1.  View of the deciduous wooded hollow and driveway passing around it.  Here Houstonis grew best at the fringes where they received more light, and were fiound as only small individual non-clumping plants in the shadier spots.

2.  Small and large patches of Anemone quinquefolia, very attractive but short-lived in bloom.

3.  Only a little bit of variation with A. quinquefolia, there were dark-leaf forms, but with normal white flowers.

4.  There were a few A. quinquefolia tinged pink on the back of the petals.  Flowers that go over, turn beige.

5.  A. quinquefolia, Panax trifolius, and Linnaea borealis

6.  View of woodland edge, with variable populations of Houstonia caerulea.

7-9 Variable forms of Houstonia caerulea

10.  Lots of bluets, can you spot the one 5-petalled flower... it is just an aberration on normal 4-petalled plants.

Mark McDonough
Massachusetts, USA, near the New Hampshire border USDA Zone 5
antennaria at aol.com
 

Hoy
Hoy's picture
Title: Member
Joined: 2009-12-15

You had to do a fast run to have time to look for flowers!
Reminds me of once I was looking for plants in a wood here and came "exploding" out of a thicket just in front of a unsuspecting lady (had not seen her) walking on the path. I think she is still running...

The Houstonias  are marvellous! And the A. quinquefolia too. They are a little different from A. nemorosa.

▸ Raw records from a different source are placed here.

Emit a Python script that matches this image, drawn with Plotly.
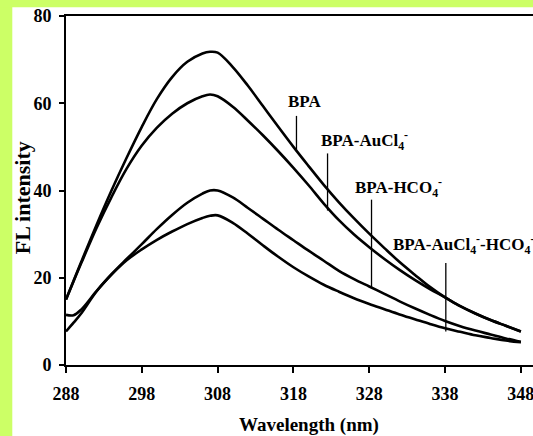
import plotly.graph_objects as go

wavelength = [288, 289, 290, 292, 294, 296, 298, 300, 302, 304, 306, 307, 308, 310, 312, 314, 316,
              318, 320, 322, 324, 326, 328, 330, 332, 334, 336, 338, 340, 342, 344, 346, 348]

bpa = [15.0, 19.3, 23.6, 32.0, 40.0, 47.5, 54.6, 61.0, 66.0, 69.5, 71.4, 71.8, 71.6, 68.3, 64.0, 59.3, 54.6,
       50.0, 45.6, 41.3, 37.3, 33.6, 30.1, 26.8, 23.6, 20.7, 17.9, 15.5, 13.5, 11.8, 10.3, 9.0, 7.7]
bpa_aucl4 = [15.0, 19.2, 23.3, 31.3, 38.5, 45.0, 50.3, 54.4, 57.6, 60.0, 61.6, 62.0, 61.6, 59.2, 56.0, 52.6, 49.0,
             45.2, 41.2, 37.0, 33.2, 29.9, 27.0, 24.3, 21.8, 19.5, 17.4, 15.5, 13.5, 11.8, 10.3, 9.0, 7.7]
bpa_hco4 = [11.5, 11.4, 12.7, 16.9, 20.8, 24.3, 27.7, 31.2, 34.4, 37.2, 39.3, 40.0, 40.0, 38.4, 36.0, 33.5, 31.0,
            28.6, 26.2, 23.9, 21.6, 19.7, 18.0, 16.3, 14.6, 13.0, 11.5, 10.1, 8.9, 7.9, 7.0, 6.1, 5.3]
bpa_aucl4_hco4 = [7.7, 9.7, 11.8, 16.8, 20.7, 24.0, 26.5, 28.7, 30.6, 32.3, 33.7, 34.2, 34.3, 32.6, 30.1, 27.4, 24.8,
                  22.4, 20.3, 18.4, 16.8, 15.3, 14.0, 12.8, 11.6, 10.5, 9.4, 8.4, 7.6, 6.8, 6.2, 5.6, 5.2]

series = [bpa, bpa_aucl4, bpa_hco4, bpa_aucl4_hco4]

label_texts = ["BPA", "BPA-AuCl<sub>4</sub><sup>-</sup>", "BPA-HCO<sub>4</sub><sup>-</sup>",
               "BPA-AuCl<sub>4</sub><sup>-</sup>-HCO<sub>4</sub><sup>-</sup>"]
label_x = [319.5, 327.4, 331.8, 340.4]
label_y = [60.4, 51.4, 40.8, 27.6]
leader_x = [318.4, 322.5, 328.3, 338.1]
leader_y_top = [57.1, 48.5, 37.9, 23.4]
leader_y_bottom = [49.3, 35.4, 17.6, 7.7]

x_ticks = [288, 298, 308, 318, 328, 338, 348]
y_ticks = [0, 20, 40, 60, 80]

LIME = "#ccff66"
SERIF = "Liberation Serif, Times New Roman, serif"

fig = go.Figure()
for s in series:
    fig.add_trace(go.Scatter(x=wavelength, y=s, mode="lines",
                             line=dict(color="black", width=2.6, shape="spline", smoothing=1.0),
                             showlegend=False, hoverinfo="skip"))

for lx, yt, yb in zip(leader_x, leader_y_top, leader_y_bottom):
    fig.add_shape(type="line", xref="x", yref="y", x0=lx, x1=lx, y0=yt, y1=yb,
                  line=dict(color="black", width=1.3))

for t, x, y in zip(label_texts, label_x, label_y):
    fig.add_annotation(x=x, y=y, xref="x", yref="y", text=t, showarrow=False,
                       font=dict(family=SERIF, size=17, color="black", weight="bold"),
                       xanchor="center", yanchor="middle")

# lime border strips
fig.add_shape(type="rect", xref="paper", yref="paper", x0=-0.2, x1=-0.115, y0=-0.5, y1=1.5,
              fillcolor=LIME, line=dict(width=0), layer="above")
fig.add_shape(type="rect", xref="paper", yref="paper", x0=-0.2, x1=1.2, y0=1.025, y1=1.5,
              fillcolor=LIME, line=dict(width=0), layer="above")

fig.add_annotation(x=-0.094, y=0.478, xref="paper", yref="paper", text="FL intensity",
                   textangle=-90, showarrow=False,
                   font=dict(family=SERIF, size=22, color="black", weight="bold"),
                   xanchor="center", yanchor="middle")
fig.add_annotation(x=0.52, y=-0.171, xref="paper", yref="paper", text="Wavelength (nm)",
                   showarrow=False, font=dict(family=SERIF, size=19, color="black", weight="bold"),
                   xanchor="center", yanchor="middle")

fig.update_layout(
    width=533, height=436,
    margin=dict(l=66, r=0, t=16, b=71),
    paper_bgcolor="white", plot_bgcolor="white",
    xaxis=dict(range=[288, 349.6], tickvals=x_ticks, ticktext=[str(v) for v in x_ticks],
               showgrid=False, zeroline=False, showline=True, linecolor="black", linewidth=2,
               mirror=True, ticks="outside", ticklen=6, tickwidth=1.5, tickcolor="black",
               ticklabeloverflow="allow",
               tickfont=dict(family=SERIF, size=18, color="black", weight="bold"), ticklabelstandoff=5),
    yaxis=dict(range=[0, 80], tickvals=y_ticks, ticktext=[str(v) for v in y_ticks],
               showgrid=False, zeroline=False, showline=True, linecolor="black", linewidth=2,
               ticks="outside", ticklen=5, tickwidth=1.5, tickcolor="black",
               tickfont=dict(family=SERIF, size=18, color="black", weight="bold"), ticklabelstandoff=4),
)

fig.write_html("out.html")
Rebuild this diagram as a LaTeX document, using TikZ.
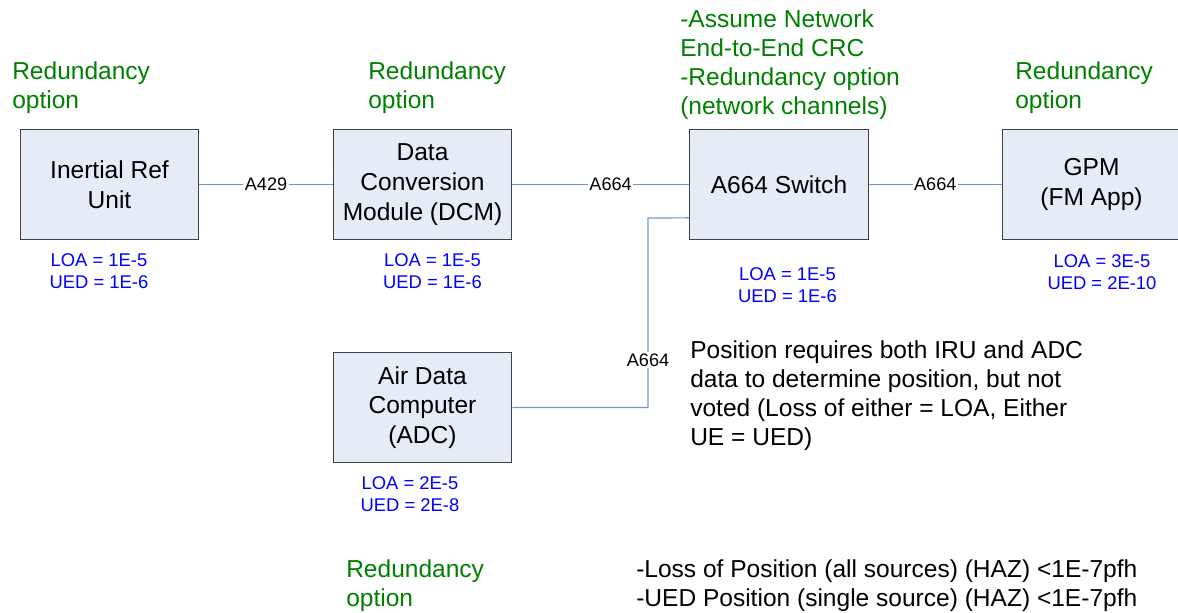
\documentclass[tikz,border=0pt]{standalone}
\usepackage{fontspec}
\setmainfont{Liberation Sans}
\definecolor{avgreen}{HTML}{008000}
\definecolor{avblue}{HTML}{0000FF}
\definecolor{avwire}{HTML}{7097CC}
\definecolor{avfill}{HTML}{E6ECF6}
\definecolor{avedge}{HTML}{404040}
\tikzset{
  lru/.style={draw=avedge, line width=0.8pt, fill=avfill, minimum width=134pt, minimum height=83pt,
    align=center, inner sep=2pt, font=\fontsize{18.4}{22.3}\selectfont},
  remark/.style={anchor=north west, inner sep=0pt, align=left, font=\fontsize{18.4}{21.8}\selectfont},
  rate/.style={text=avblue, align=center, inner sep=0pt, font=\fontsize{13.8}{16}\selectfont},
  wire/.style={draw=avwire, line width=0.9pt},
  bus/.style={fill=white, inner sep=1pt, font=\fontsize{13.6}{15}\selectfont}
}

\begin{document}
\begin{tikzpicture}[x=0.75pt, y=-0.75pt]
  \useasboundingbox (0,0) rectangle (1178,613);

  % equipment
  \node[lru] (iru) at (109.5,184.5) {Inertial Ref\\Unit};
  \node[lru] (dcm) at (422.5,184.5) {Data\\Conversion\\Module (DCM)};
  \node[lru] (sw)  at (779,184.5)   {A664 Switch};
  \node[lru] (gpm) at (1091.5,184.5) {GPM\\(FM App)};
  \node[lru] (adc) at (422.5,407.5) {Air Data\\Computer\\(ADC)};

  % links
  \draw[wire] (iru) -- node[bus] {A429} (dcm);
  \draw[wire] (dcm) -- node[bus, pos=0.556] {A664} (sw);
  \draw[wire] (sw) -- node[bus, pos=0.5] {A664} (gpm);
  \coordinate (tap) at (648,218);
  \draw[wire] ([yshift=-25pt]sw.west) -- (tap) |- node[bus, pos=0.375] {A664} (adc.east);

  % failure rates
  \node[rate] (iruR) at (99,271)    {LOA = 1E-5\\UED = 1E-6};
  \node[rate] (dcmR) at (432.5,271) {LOA = 1E-5\\UED = 1E-6};
  \node[rate] (swR)  at (787.5,285) {LOA = 1E-5\\UED = 1E-6};
  \node[rate] (gpmR) at (1102,272)  {LOA = 3E-5\\UED = 2E-10};
  \node[rate] (adcR) at (410,494)   {LOA = 2E-5\\UED = 2E-8};

  % notes
  \node[remark, text=avgreen] (n1) at (12,61)   {Redundancy\\option};
  \node[remark, text=avgreen] (n2) at (368,61)  {Redundancy\\option};
  \node[remark, text=avgreen] (n3) at (680,9)   {-Assume Network\\End-to-End CRC\\-Redundancy option\\(network channels)};
  \node[remark, text=avgreen] (n4) at (1015,61) {Redundancy\\option};
  \node[remark, text=avgreen] (n5) at (346,559) {Redundancy\\option};
  \node[remark] (pos) at (690,340) {Position requires both IRU and ADC\\data to determine position, but not\\voted (Loss of either = LOA, Either\\UE = UED)};
  \node[remark] (haz) at (636,559) {-Loss of Position (all sources) (HAZ) <1E-7pfh\\-UED Position (single source) (HAZ) <1E-7pfh};
\end{tikzpicture}
\end{document}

Panax trifolius looks like a fine woodland plant (I am always hunting for plants that will grow in my woodland).

Trond
Rogaland, Norway - with cool, often rainy summers  (29C max) and mild, often rainy winters (180 cm/year)!

Mark McD
Title: Moderator
Joined: 2009-12-14

After a full month of flowering, the plants are getting bigger and more floriferous than I imagined they would, there appears to be no end of flowering in sight.  They have certainly exceeded my expectations.  And I'm glad too, that my attempt to pick snippets off a variety of forms has paid off, as under more optimal conditions without competition from grass, their special characteristics become amplified.  The large-flowered blue one has petals that curve upwards, thus has a different look to the flowers.

Mark McDonough
Massachusetts, USA, near the New Hampshire border USDA Zone 5
antennaria at aol.com
 

Hoy
Hoy's picture
Title: Member
Joined: 2009-12-15

You are tempting me!

Trond
Rogaland, Norway - with cool, often rainy summers  (29C max) and mild, often rainy winters (180 cm/year)!

harold peachey
harold peachey's picture
Title: Member
Joined: 2010-03-22

I got this plant last year as Houstonia serpyllifolia very nice blue growing an a small bog garden.